**What to do:** Type out the complete listing below word for word, without its pictures.

**Dataset excerpt:**
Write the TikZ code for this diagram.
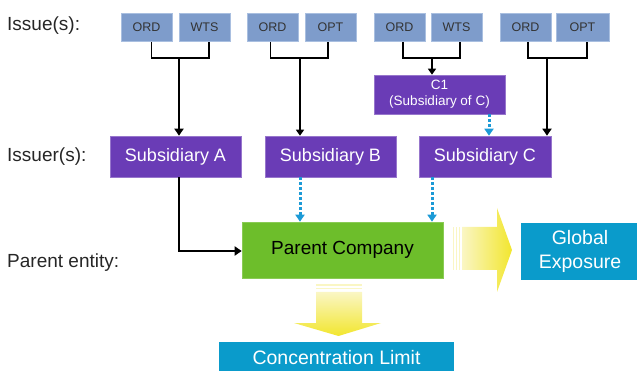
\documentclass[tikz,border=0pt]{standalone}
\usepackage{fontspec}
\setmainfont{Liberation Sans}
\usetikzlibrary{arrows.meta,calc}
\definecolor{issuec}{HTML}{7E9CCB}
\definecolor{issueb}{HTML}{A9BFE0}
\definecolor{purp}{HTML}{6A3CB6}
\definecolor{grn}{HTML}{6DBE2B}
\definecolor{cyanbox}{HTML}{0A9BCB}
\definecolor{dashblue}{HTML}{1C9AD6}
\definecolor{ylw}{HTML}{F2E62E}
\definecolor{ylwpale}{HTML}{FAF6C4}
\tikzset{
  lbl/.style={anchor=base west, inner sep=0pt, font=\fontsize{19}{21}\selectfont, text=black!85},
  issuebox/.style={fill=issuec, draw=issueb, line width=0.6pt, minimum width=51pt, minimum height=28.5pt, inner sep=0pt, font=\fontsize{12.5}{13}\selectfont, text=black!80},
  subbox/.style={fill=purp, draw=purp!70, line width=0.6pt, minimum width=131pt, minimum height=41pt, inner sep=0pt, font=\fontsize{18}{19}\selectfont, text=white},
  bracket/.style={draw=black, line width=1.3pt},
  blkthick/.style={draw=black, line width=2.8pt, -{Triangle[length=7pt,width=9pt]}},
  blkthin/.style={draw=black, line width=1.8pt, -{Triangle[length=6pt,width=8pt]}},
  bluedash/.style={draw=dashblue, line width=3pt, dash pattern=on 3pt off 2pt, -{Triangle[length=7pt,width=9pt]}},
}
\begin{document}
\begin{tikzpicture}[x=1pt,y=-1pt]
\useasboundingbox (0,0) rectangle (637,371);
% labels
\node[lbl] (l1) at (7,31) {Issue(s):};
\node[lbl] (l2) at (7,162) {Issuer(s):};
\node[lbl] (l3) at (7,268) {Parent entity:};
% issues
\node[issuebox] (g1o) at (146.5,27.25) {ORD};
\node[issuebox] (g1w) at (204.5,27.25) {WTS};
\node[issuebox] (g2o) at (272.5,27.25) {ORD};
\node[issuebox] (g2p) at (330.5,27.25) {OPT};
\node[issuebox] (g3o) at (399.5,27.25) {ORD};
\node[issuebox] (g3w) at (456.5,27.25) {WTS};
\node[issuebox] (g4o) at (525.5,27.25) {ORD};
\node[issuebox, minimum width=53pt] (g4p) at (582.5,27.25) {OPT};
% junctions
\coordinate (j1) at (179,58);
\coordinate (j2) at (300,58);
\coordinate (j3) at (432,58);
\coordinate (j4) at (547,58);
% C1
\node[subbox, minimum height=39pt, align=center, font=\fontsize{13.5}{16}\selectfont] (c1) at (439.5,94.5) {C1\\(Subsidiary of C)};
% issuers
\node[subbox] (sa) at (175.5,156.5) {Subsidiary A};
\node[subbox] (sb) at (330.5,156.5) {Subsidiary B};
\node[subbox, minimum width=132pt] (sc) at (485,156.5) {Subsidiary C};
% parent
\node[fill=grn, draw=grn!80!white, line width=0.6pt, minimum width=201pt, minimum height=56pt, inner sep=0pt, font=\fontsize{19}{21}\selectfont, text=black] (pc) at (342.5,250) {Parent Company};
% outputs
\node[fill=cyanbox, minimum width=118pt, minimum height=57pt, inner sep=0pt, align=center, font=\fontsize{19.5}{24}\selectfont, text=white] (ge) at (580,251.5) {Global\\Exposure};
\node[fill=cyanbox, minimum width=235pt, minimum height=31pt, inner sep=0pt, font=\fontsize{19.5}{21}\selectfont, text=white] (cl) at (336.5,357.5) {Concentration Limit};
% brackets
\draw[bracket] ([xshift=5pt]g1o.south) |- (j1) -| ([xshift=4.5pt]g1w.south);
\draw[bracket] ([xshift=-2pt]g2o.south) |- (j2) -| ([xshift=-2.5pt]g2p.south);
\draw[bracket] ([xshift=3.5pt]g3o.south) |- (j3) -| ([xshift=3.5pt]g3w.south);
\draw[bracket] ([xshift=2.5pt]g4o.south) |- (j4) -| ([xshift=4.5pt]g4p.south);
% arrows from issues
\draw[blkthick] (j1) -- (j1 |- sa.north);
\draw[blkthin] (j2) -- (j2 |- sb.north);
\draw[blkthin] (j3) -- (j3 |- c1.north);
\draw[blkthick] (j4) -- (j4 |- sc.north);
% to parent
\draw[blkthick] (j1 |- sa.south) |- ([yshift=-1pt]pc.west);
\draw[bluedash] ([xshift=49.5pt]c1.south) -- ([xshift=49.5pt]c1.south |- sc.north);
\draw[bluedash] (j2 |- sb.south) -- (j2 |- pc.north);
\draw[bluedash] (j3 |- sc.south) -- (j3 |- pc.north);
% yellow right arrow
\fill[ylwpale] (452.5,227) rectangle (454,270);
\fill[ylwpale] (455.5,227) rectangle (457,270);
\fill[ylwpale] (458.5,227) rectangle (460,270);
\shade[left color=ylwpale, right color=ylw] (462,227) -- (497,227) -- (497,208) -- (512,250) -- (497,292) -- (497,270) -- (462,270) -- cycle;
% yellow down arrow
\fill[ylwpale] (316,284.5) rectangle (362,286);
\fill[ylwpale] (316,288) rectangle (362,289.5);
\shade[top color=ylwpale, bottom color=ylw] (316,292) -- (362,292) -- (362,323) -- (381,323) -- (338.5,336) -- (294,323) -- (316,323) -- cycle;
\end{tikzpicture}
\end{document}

**Expected answer:**
Write the TikZ code for this diagram.
\documentclass[tikz,border=0pt]{standalone}
\usepackage{fontspec}
\setmainfont{Liberation Sans}
\usetikzlibrary{arrows.meta,calc}
\definecolor{issuec}{HTML}{7E9CCB}
\definecolor{issueb}{HTML}{A9BFE0}
\definecolor{purp}{HTML}{6A3CB6}
\definecolor{grn}{HTML}{6DBE2B}
\definecolor{cyanbox}{HTML}{0A9BCB}
\definecolor{dashblue}{HTML}{1C9AD6}
\definecolor{ylw}{HTML}{F2E62E}
\definecolor{ylwpale}{HTML}{FAF6C4}
\tikzset{
  lbl/.style={anchor=base west, inner sep=0pt, font=\fontsize{19}{21}\selectfont, text=black!85},
  issuebox/.style={fill=issuec, draw=issueb, line width=0.6pt, minimum width=51pt, minimum height=28.5pt, inner sep=0pt, font=\fontsize{12.5}{13}\selectfont, text=black!80},
  subbox/.style={fill=purp, draw=purp!70, line width=0.6pt, minimum width=131pt, minimum height=41pt, inner sep=0pt, font=\fontsize{18}{19}\selectfont, text=white},
  bracket/.style={draw=black, line width=1.3pt},
  blkthick/.style={draw=black, line width=2.8pt, -{Triangle[length=7pt,width=9pt]}},
  blkthin/.style={draw=black, line width=1.8pt, -{Triangle[length=6pt,width=8pt]}},
  bluedash/.style={draw=dashblue, line width=3pt, dash pattern=on 3pt off 2pt, -{Triangle[length=7pt,width=9pt]}},
}
\begin{document}
\begin{tikzpicture}[x=1pt,y=-1pt]
\useasboundingbox (0,0) rectangle (637,371);
% labels
\node[lbl] (l1) at (7,31) {Issue(s):};
\node[lbl] (l2) at (7,162) {Issuer(s):};
\node[lbl] (l3) at (7,268) {Parent entity:};
% issues
\node[issuebox] (g1o) at (146.5,27.25) {ORD};
\node[issuebox] (g1w) at (204.5,27.25) {WTS};
\node[issuebox] (g2o) at (272.5,27.25) {ORD};
\node[issuebox] (g2p) at (330.5,27.25) {OPT};
\node[issuebox] (g3o) at (399.5,27.25) {ORD};
\node[issuebox] (g3w) at (456.5,27.25) {WTS};
\node[issuebox] (g4o) at (525.5,27.25) {ORD};
\node[issuebox, minimum width=53pt] (g4p) at (582.5,27.25) {OPT};
% junctions
\coordinate (j1) at (179,58);
\coordinate (j2) at (300,58);
\coordinate (j3) at (432,58);
\coordinate (j4) at (547,58);
% C1
\node[subbox, minimum height=39pt, align=center, font=\fontsize{13.5}{16}\selectfont] (c1) at (439.5,94.5) {C1\\(Subsidiary of C)};
% issuers
\node[subbox] (sa) at (175.5,156.5) {Subsidiary A};
\node[subbox] (sb) at (330.5,156.5) {Subsidiary B};
\node[subbox, minimum width=132pt] (sc) at (485,156.5) {Subsidiary C};
% parent
\node[fill=grn, draw=grn!80!white, line width=0.6pt, minimum width=201pt, minimum height=56pt, inner sep=0pt, font=\fontsize{19}{21}\selectfont, text=black] (pc) at (342.5,250) {Parent Company};
% outputs
\node[fill=cyanbox, minimum width=118pt, minimum height=57pt, inner sep=0pt, align=center, font=\fontsize{19.5}{24}\selectfont, text=white] (ge) at (580,251.5) {Global\\Exposure};
\node[fill=cyanbox, minimum width=235pt, minimum height=31pt, inner sep=0pt, font=\fontsize{19.5}{21}\selectfont, text=white] (cl) at (336.5,357.5) {Concentration Limit};
% brackets
\draw[bracket] ([xshift=5pt]g1o.south) |- (j1) -| ([xshift=4.5pt]g1w.south);
\draw[bracket] ([xshift=-2pt]g2o.south) |- (j2) -| ([xshift=-2.5pt]g2p.south);
\draw[bracket] ([xshift=3.5pt]g3o.south) |- (j3) -| ([xshift=3.5pt]g3w.south);
\draw[bracket] ([xshift=2.5pt]g4o.south) |- (j4) -| ([xshift=4.5pt]g4p.south);
% arrows from issues
\draw[blkthick] (j1) -- (j1 |- sa.north);
\draw[blkthin] (j2) -- (j2 |- sb.north);
\draw[blkthin] (j3) -- (j3 |- c1.north);
\draw[blkthick] (j4) -- (j4 |- sc.north);
% to parent
\draw[blkthick] (j1 |- sa.south) |- ([yshift=-1pt]pc.west);
\draw[bluedash] ([xshift=49.5pt]c1.south) -- ([xshift=49.5pt]c1.south |- sc.north);
\draw[bluedash] (j2 |- sb.south) -- (j2 |- pc.north);
\draw[bluedash] (j3 |- sc.south) -- (j3 |- pc.north);
% yellow right arrow
\fill[ylwpale] (452.5,227) rectangle (454,270);
\fill[ylwpale] (455.5,227) rectangle (457,270);
\fill[ylwpale] (458.5,227) rectangle (460,270);
\shade[left color=ylwpale, right color=ylw] (462,227) -- (497,227) -- (497,208) -- (512,250) -- (497,292) -- (497,270) -- (462,270) -- cycle;
% yellow down arrow
\fill[ylwpale] (316,284.5) rectangle (362,286);
\fill[ylwpale] (316,288) rectangle (362,289.5);
\shade[top color=ylwpale, bottom color=ylw] (316,292) -- (362,292) -- (362,323) -- (381,323) -- (338.5,336) -- (294,323) -- (316,323) -- cycle;
\end{tikzpicture}
\end{document}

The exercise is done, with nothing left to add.